Editing Helmholtz decomposition (section)

=== Derivation from the Fourier transform ===
Note that in the theorem stated here, we have imposed the condition that if <math>\mathbf{F}</math> is not defined on a bounded domain, then <math>\mathbf{F}</math> shall decay faster than <math>1/r</math>. Thus, the [[Fourier transform]] of <math>\mathbf{F}</math>, denoted as <math>\mathbf{G}</math>, is guaranteed to exist. We apply the convention
<math display="block">\mathbf{F}(\mathbf{r}) = \iiint \mathbf{G}(\mathbf{k}) e^{i\mathbf{k} \cdot \mathbf{r}} dV_k </math>

The Fourier transform of a scalar field is a scalar field, and the Fourier transform of a vector field is a vector field of same dimension.

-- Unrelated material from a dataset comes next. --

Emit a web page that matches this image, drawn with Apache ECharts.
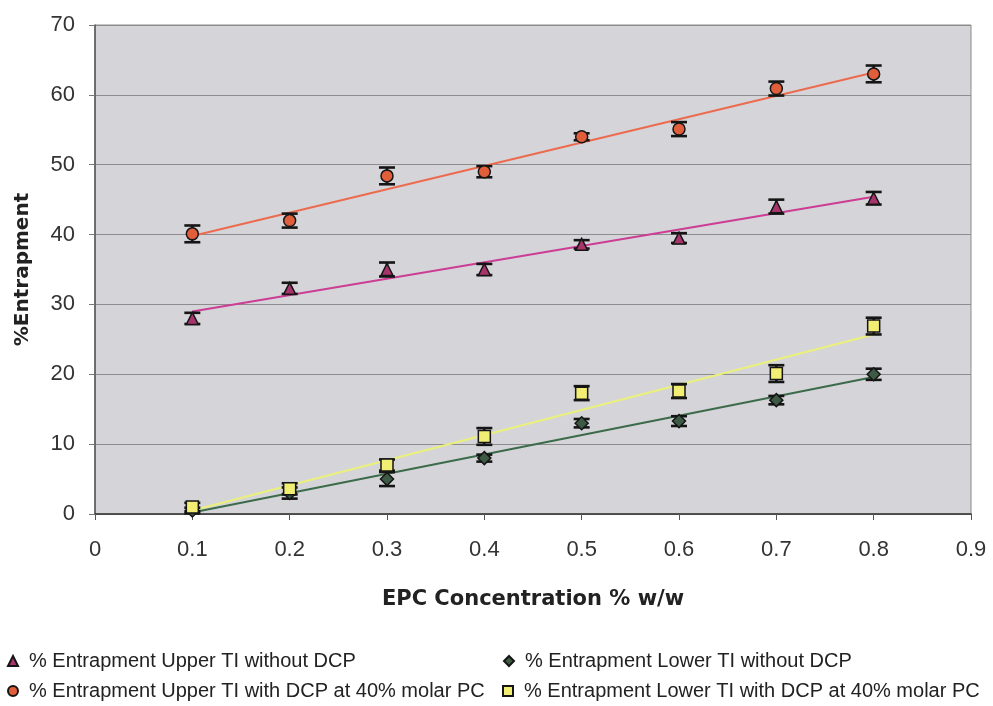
<!DOCTYPE html>
<html>
<head>
<meta charset="utf-8">
<script src="https://cdn.jsdelivr.net/npm/echarts@6/dist/echarts.min.js"></script>
<style>
  html, body { margin: 0; padding: 0; background: #ffffff; }
  #chart { width: 993px; height: 706px; }
</style>
</head>
<body>
<div id="chart"></div>
<script>
// EPC concentration (% w/w)
const epc = [0.1, 0.2, 0.3, 0.4, 0.5, 0.6, 0.7, 0.8];

// % entrapment per formulation, with ± error
const upperNoDcp = [28.0, 32.3, 35.0, 35.0, 38.6, 39.5, 44.0, 45.2];
const upperNoDcpErr = [0.8, 0.8, 1.0, 0.8, 0.6, 0.7, 1.0, 0.9];
const lowerNoDcp = [0.5, 3.0, 5.0, 8.0, 13.0, 13.3, 16.3, 20.0];
const lowerNoDcpErr = [0.4, 0.8, 1.0, 0.5, 0.6, 0.7, 0.6, 0.8];
const upperDcp = [40.1, 42.0, 48.4, 49.0, 54.0, 55.1, 60.9, 63.0];
const upperDcpErr = [1.2, 1.0, 1.2, 0.8, 0.5, 1.0, 1.0, 1.2];
const lowerDcp = [1.0, 3.6, 7.0, 11.1, 17.3, 17.6, 20.1, 26.9];
const lowerDcpErr = [0.6, 0.8, 0.8, 1.2, 1.0, 1.0, 1.2, 1.2];

// linear trend line end values at x = 0.1 and x = 0.8
const trendX = [0.1, 0.8];
const upperNoDcpTrend = [29.0, 45.4];
const lowerNoDcpTrend = [0.2, 19.6];
const upperDcpTrend = [39.8, 63.2];
const lowerDcpTrend = [0.5, 25.7];

const names = [
  '% Entrapment Upper TI without DCP',
  '% Entrapment Lower TI without DCP',
  '% Entrapment Upper TI with DCP at 40% molar PC',
  '% Entrapment Lower TI with DCP at 40% molar PC'
];

const xTicks = [0, 0.1, 0.2, 0.3, 0.4, 0.5, 0.6, 0.7, 0.8, 0.9];
const yTicks = [0, 10, 20, 30, 40, 50, 60, 70];

const pairs = (xs, ys) => xs.map((x, i) => [x, ys[i]]);
const triples = (xs, ys, es) => xs.map((x, i) => [x, ys[i], es[i]]);

function errorBars(data) {
  return {
    type: 'custom',
    z: 4,
    silent: true,
    data: data,
    renderItem: function (params, api) {
      const x = api.value(0), y = api.value(1), e = api.value(2);
      const hi = api.coord([x, y + e]);
      const lo = api.coord([x, y - e]);
      const hw = 8;
      const st = { stroke: '#151515', lineWidth: 2.6 };
      return {
        type: 'group',
        children: [
          { type: 'line', shape: { x1: hi[0], y1: hi[1], x2: lo[0], y2: lo[1] }, style: st },
          { type: 'line', shape: { x1: hi[0] - hw, y1: hi[1], x2: hi[0] + hw, y2: hi[1] }, style: st },
          { type: 'line', shape: { x1: lo[0] - hw, y1: lo[1], x2: lo[0] + hw, y2: lo[1] }, style: st }
        ]
      };
    }
  };
}

function trend(ys, color) {
  return {
    type: 'line',
    data: pairs(trendX, ys),
    symbol: 'none',
    silent: true,
    z: 3,
    lineStyle: { color: color, width: 2 }
  };
}

function markers(name, ys, symbol, color, size) {
  return {
    name: name,
    type: 'scatter',
    data: pairs(epc, ys),
    symbol: symbol,
    symbolSize: size,
    z: 5,
    itemStyle: { color: color, borderColor: '#151515', borderWidth: 1.5, opacity: 1 }
  };
}

const legendFont = {
  fontSize: 20, color: '#222222', padding: [0, 0, 0, 6],
  fontFamily: 'Liberation Sans, Arial, sans-serif'
};
function legendAt(name, left, top) {
  return {
    data: [name], left: left, top: top, orient: 'horizontal', padding: 0,
    itemWidth: 10, itemHeight: 10, itemGap: 6,
    textStyle: legendFont, selectedMode: false
  };
}

const chart = echarts.init(document.getElementById('chart'), null, { renderer: 'canvas' });
chart.setOption({
  animation: false,
  backgroundColor: '#ffffff',
  grid: {
    left: 95, right: 22, top: 25, bottom: 192,
    outerBoundsMode: 'none',
    show: true, backgroundColor: '#d5d5d9', borderColor: '#8a8a8a', borderWidth: 1
  },
  legend: [
    legendAt(names[0], 7, 651),
    legendAt(names[1], 503, 651),
    legendAt(names[2], 7, 681),
    legendAt(names[3], 502, 681)
  ],
  xAxis: {
    type: 'value',
    min: xTicks[0], max: xTicks[xTicks.length - 1], interval: 0.1,
    name: 'EPC Concentration % w/w',
    nameLocation: 'middle', nameGap: 75,
    nameTextStyle: { fontSize: 21, fontWeight: 'bold', color: '#222222', fontFamily: 'DejaVu Sans, sans-serif' },
    axisLine: { show: true, onZero: false, lineStyle: { color: '#333333', width: 1.5 } },
    axisTick: { show: true, length: 6, lineStyle: { color: '#555555' } },
    axisLabel: {
      fontSize: 22, color: '#333333', margin: 25,
      fontFamily: 'Liberation Sans, Arial, sans-serif',
      formatter: v => String(Math.round(v * 10) / 10)
    },
    splitLine: { show: false }
  },
  yAxis: {
    type: 'value',
    min: yTicks[0], max: yTicks[yTicks.length - 1], interval: 10,
    name: '%Entrapment',
    nameLocation: 'middle', nameGap: 62, nameRotate: 90,
    nameTextStyle: { fontSize: 20, fontWeight: 'bold', color: '#222222', fontFamily: 'DejaVu Sans, sans-serif' },
    axisLine: { show: true, lineStyle: { color: '#555555', width: 1.5 } },
    axisTick: { show: true, length: 6, lineStyle: { color: '#777777' } },
    axisLabel: { fontSize: 22, color: '#333333', margin: 20, fontFamily: 'Liberation Sans, Arial, sans-serif' },
    splitLine: { show: true, lineStyle: { color: '#8c8c8c', width: 1 } }
  },
  series: [
    trend(upperDcpTrend, '#ec6b4f'),
    trend(upperNoDcpTrend, '#cc3d94'),
    trend(lowerDcpTrend, '#eaf07a'),
    trend(lowerNoDcpTrend, '#3b6b4a'),
    errorBars(triples(epc, upperDcp, upperDcpErr)),
    errorBars(triples(epc, upperNoDcp, upperNoDcpErr)),
    errorBars(triples(epc, lowerDcp, lowerDcpErr)),
    errorBars(triples(epc, lowerNoDcp, lowerNoDcpErr)),
    markers(names[0], upperNoDcp, 'triangle', '#a8346c', 12),
    markers(names[1], lowerNoDcp, 'diamond', '#3d5a44', 13),
    markers(names[2], upperDcp, 'circle', '#e05e3a', 12),
    markers(names[3], lowerDcp, 'rect', '#f2ee74', 12)
  ]
});
</script>
</body>
</html>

Now consider the following scalar and vector fields:
<math display="block">\begin{align}
G_\Phi(\mathbf{k}) &= i \frac{\mathbf{k} \cdot \mathbf{G}(\mathbf{k})}{\|\mathbf{k}\|^2} \\
\mathbf{G}_\mathbf{A}(\mathbf{k}) &= i \frac{\mathbf{k} \times \mathbf{G}(\mathbf{k})}{\|\mathbf{k}\|^2}  \\ [8pt]
\Phi(\mathbf{r}) &= \iiint G_\Phi(\mathbf{k}) e^{i \mathbf{k} \cdot \mathbf{r}} dV_k \\
\mathbf{A}(\mathbf{r}) &= \iiint \mathbf{G}_\mathbf{A}(\mathbf{k}) e^{i \mathbf{k} \cdot \mathbf{r}} dV_k
\end{align} </math>

Hence

<math display="block">\begin{align}
\mathbf{G}(\mathbf{k}) &= - i \mathbf{k} G_\Phi(\mathbf{k}) + i \mathbf{k} \times \mathbf{G}_\mathbf{A}(\mathbf{k}) \\ [6pt]
\mathbf{F}(\mathbf{r}) &= -\iiint i \mathbf{k} G_\Phi(\mathbf{k}) e^{i \mathbf{k} \cdot \mathbf{r}} dV_k + \iiint i \mathbf{k} \times \mathbf{G}_\mathbf{A}(\mathbf{k}) e^{i \mathbf{k} \cdot \mathbf{r}} dV_k \\
&= - \nabla \Phi(\mathbf{r}) +  \nabla \times \mathbf{A}(\mathbf{r})
\end{align}</math>